After completing high school, Kelly said she took him to the College of Agriculture, Science, and Education (CASE) to pursue a two-year associate degree in Natural Science with the understanding that, on completion, he would go straight into UWI to do another two years of studies in order to qualify for his bachelor’s degree.

On his last year at CASE, Kelly said she realised more money was needed to fund his education and she jumped at the opportunity to go to St Maarten to work.

Kelly lauded the efforts of Member of Parliament Dr Fenton Ferguson, whom she asked to write to CASE requesting additional time to pay the fees as she needed that money to show in order to gain landing in St Maarten.

“After I got there I was able to send back the money to pay his fees and I am thankful to Mr Ferguson for that,” she said. Her efforts to finance his studies paid off when Nelson graduated with top marks, gaining him a scholarship to UWI’s advanced MPhil and PhD programmes.

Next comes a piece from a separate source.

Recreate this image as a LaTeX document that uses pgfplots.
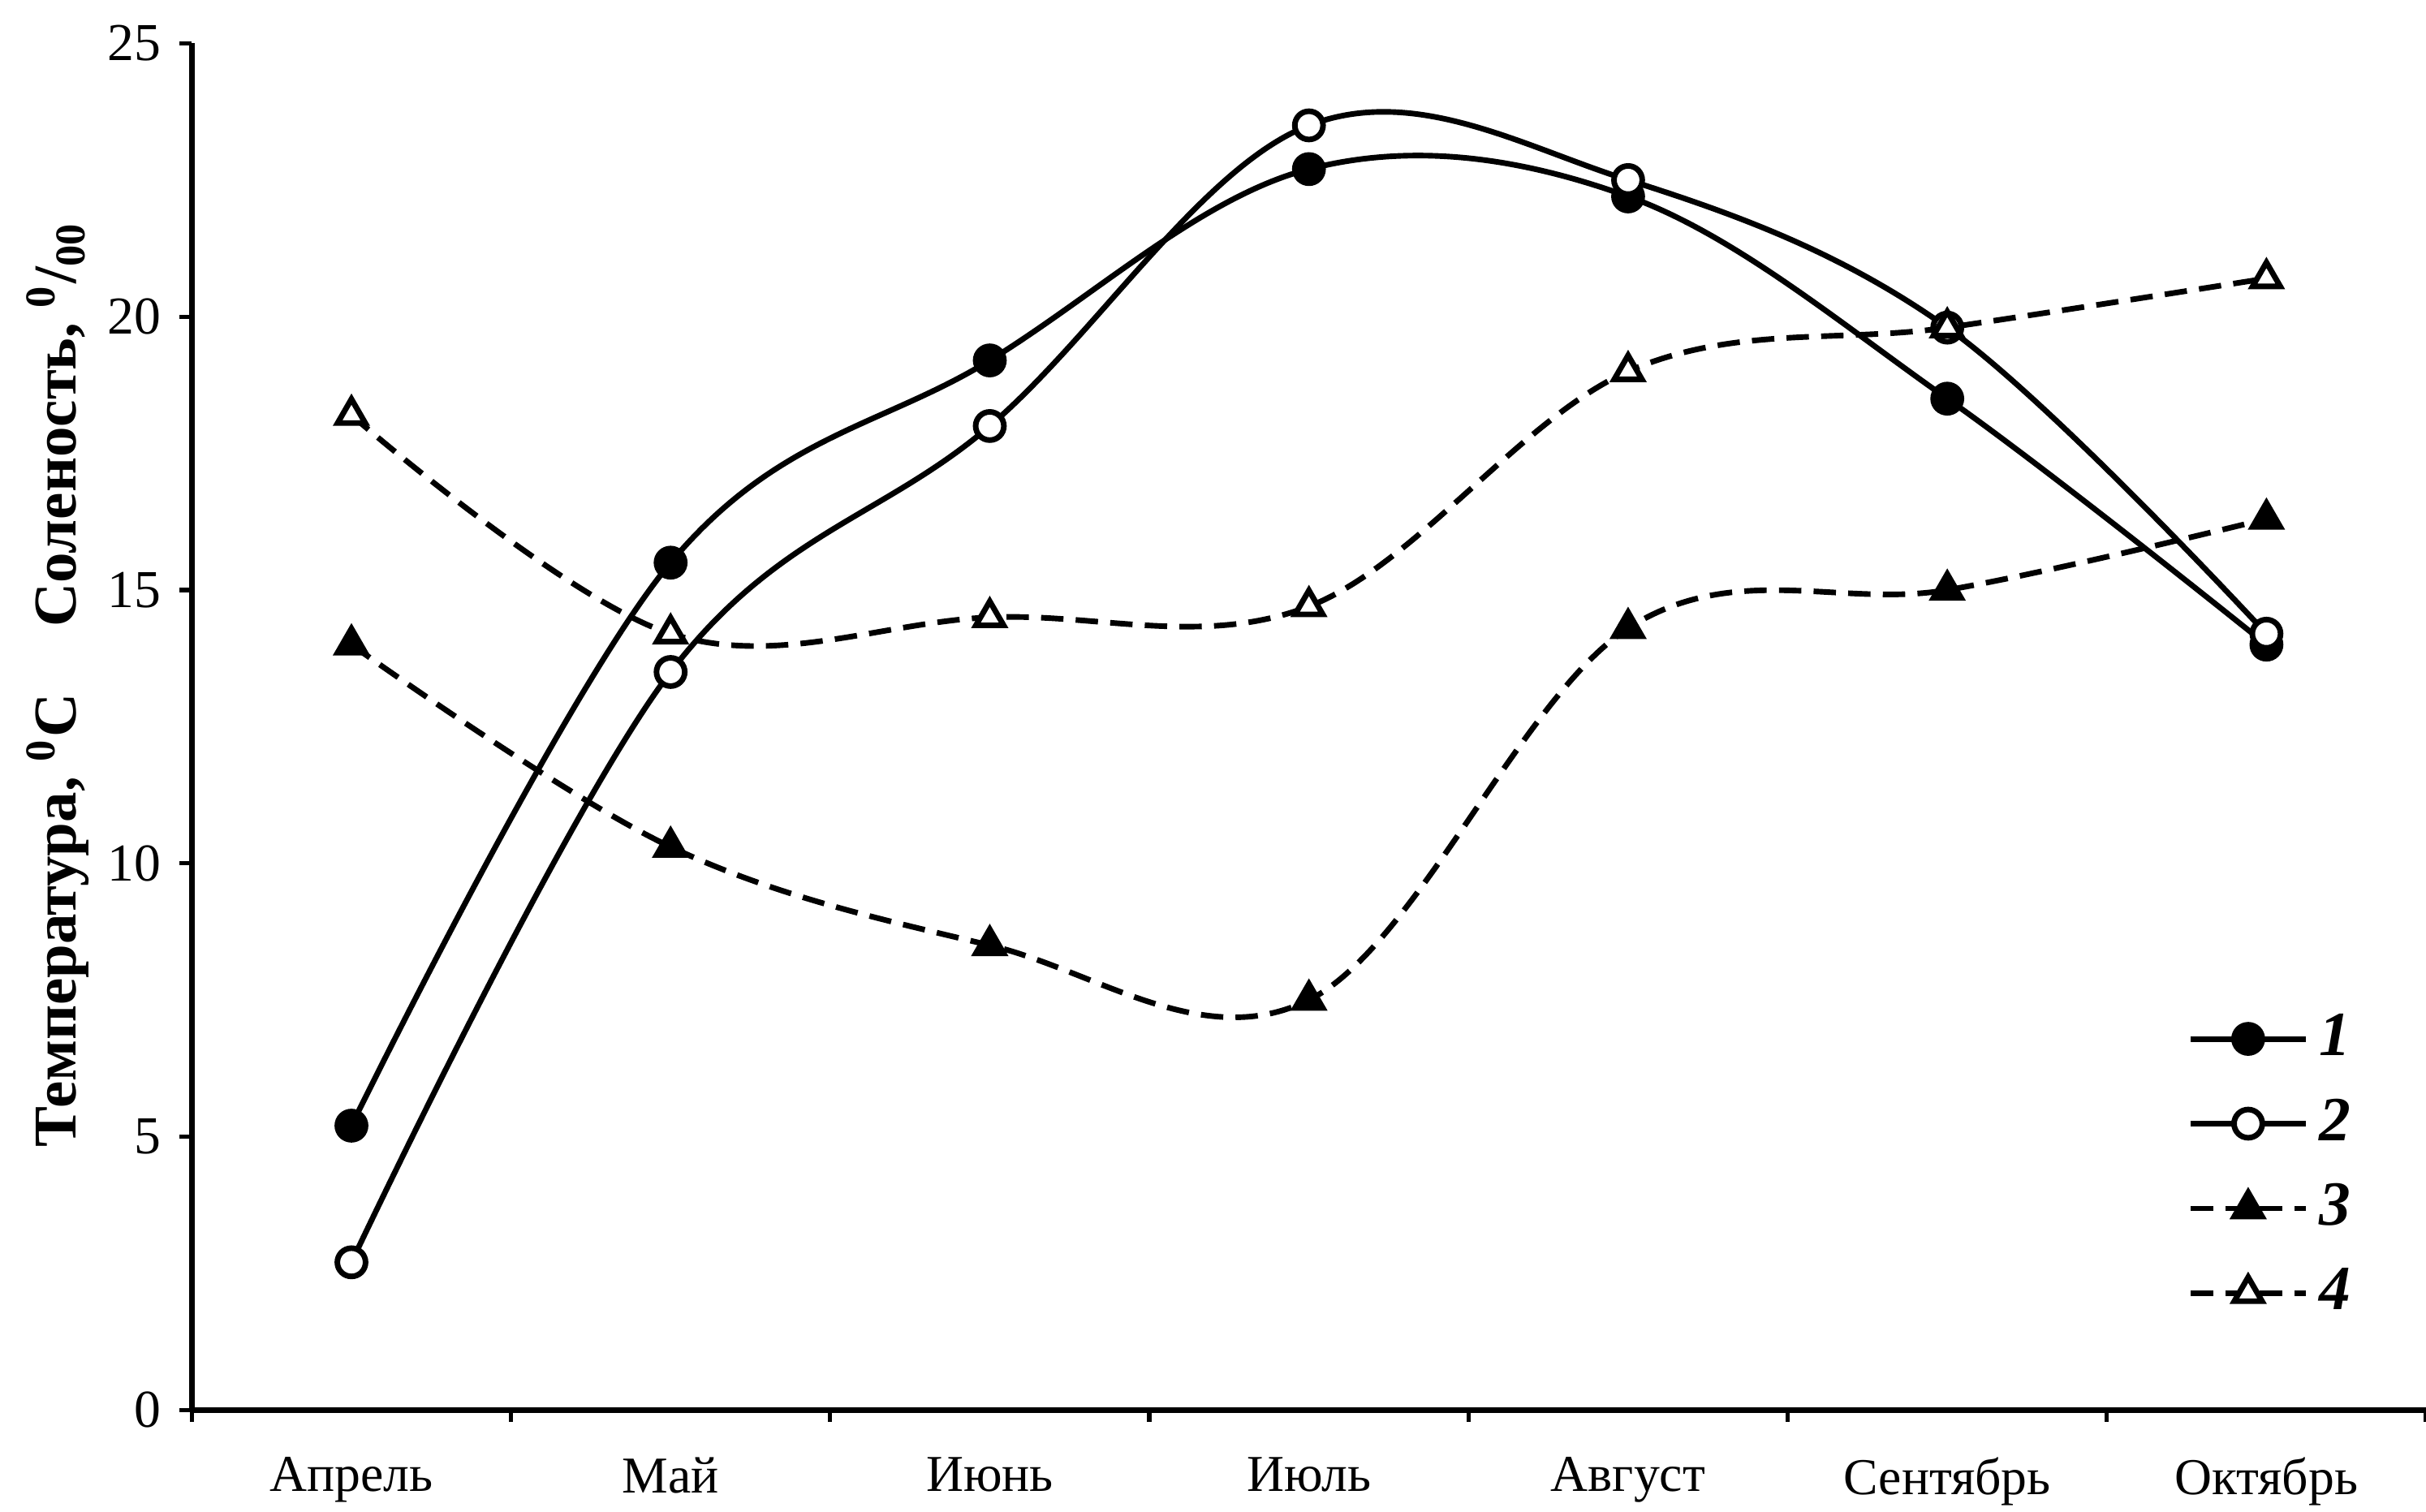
\documentclass[border=0pt]{standalone}
\usepackage{fontspec}
\setmainfont{Liberation Serif}
\usepackage{pgfplots}
\pgfplotsset{compat=1.18}

\begin{document}
\begin{tikzpicture}
\begin{axis}[
 name=ax,
 scale only axis,
 width=14.73cm, height=9.01cm,
 xmin=-0.5, xmax=6.5, ymin=0, ymax=25,
 axis x line*=bottom, axis y line*=left,
 axis line style={line width=1.1pt},
 xtick={0,...,6},
 xticklabels={Апрель,Май,Июнь,Июль,Август,Сентябрь,Октябрь},
 minor xtick={-0.5,0.5,...,6.5},
 ytick={0,5,...,25},
 tick align=outside,
 major tick length=0.08cm, minor tick length=0.08cm,
 xtick style={draw=none},
 minor x tick style={draw=black, line width=0.8pt},
 ytick style={draw=black, line width=0.8pt},
 tick label style={font=\fontsize{10}{12}\selectfont},
 xticklabel style={yshift=-0.11cm, font=\fontsize{9.7}{12}\selectfont},
 /pgf/number format/assume math mode=true,
 ylabel={\bfseries Температура, \textsuperscript{0}C\hspace{1.1em}Соленость, \textsuperscript{0}/\textsubscript{00}},
 ylabel style={font=\fontsize{11.4}{13}\selectfont, at={(axis description cs:-0.06,0.531)}, anchor=center},
 clip=false,
 every axis plot/.append style={line width=1.05pt, smooth, tension=0.6},
 legend style={draw=none, fill=none, font=\fontsize{11.8}{13}\selectfont\bfseries\itshape,
   at={(axis cs:5.70,7.65)}, anchor=north west, row sep=2.6pt},
 legend cell align=left,
 legend image code/.code={\draw[mark repeat=2, mark phase=2] plot coordinates {(0cm,0cm)(0.38cm,0cm)(0.76cm,0cm)};},
]
\addplot[black, mark=*, mark size=2.65pt, mark options={solid, fill=black}] coordinates {
 (0,5.2)(1,15.5)(2,19.2)(3,22.7)(4,22.2)(5,18.5)(6,14.0)};
\addlegendentry{1}
\addplot[black, mark=*, mark size=2.65pt, mark options={solid, fill=white}] coordinates {
 (0,2.7)(1,13.5)(2,18.0)(3,23.5)(4,22.5)(5,19.8)(6,14.2)};
\addlegendentry{2}
\addplot[black, dash pattern=on 4.2pt off 2.3pt, mark=triangle*, mark size=3pt, mark options={solid, fill=black}] coordinates {
 (0,14.0)(1,10.3)(2,8.5)(3,7.5)(4,14.3)(5,15.0)(6,16.3)};
\addlegendentry{3}
\addplot[black, dash pattern=on 4.2pt off 2.3pt, mark=triangle*, mark size=3pt, mark options={solid, fill=white}] coordinates {
 (0,18.2)(1,14.2)(2,14.5)(3,14.7)(4,19.0)(5,19.8)(6,20.7)};
\addlegendentry{4}
\end{axis}
\pgfresetboundingbox
\path ([xshift=-1.265cm,yshift=-0.673cm]ax.south west) rectangle ([yshift=0.286cm]ax.north east);
\end{tikzpicture}
\end{document}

But Kelly, who never had another child, said that was a deliberate choice as she knew she would never be able to give her child the life he deserved if she had other mouths to feed.

“He was also very smart, because I remember he said to me one day ‘you better don’t have no more children because if you do I am going to suffer, and I will end up having to be the father to that child’,” Kelly recalled.

Kelly, who encouraged parents to play an active role in their children’s school life, said she always made it her duty to meet her son’s teachers and be kept up-to-date on his progress.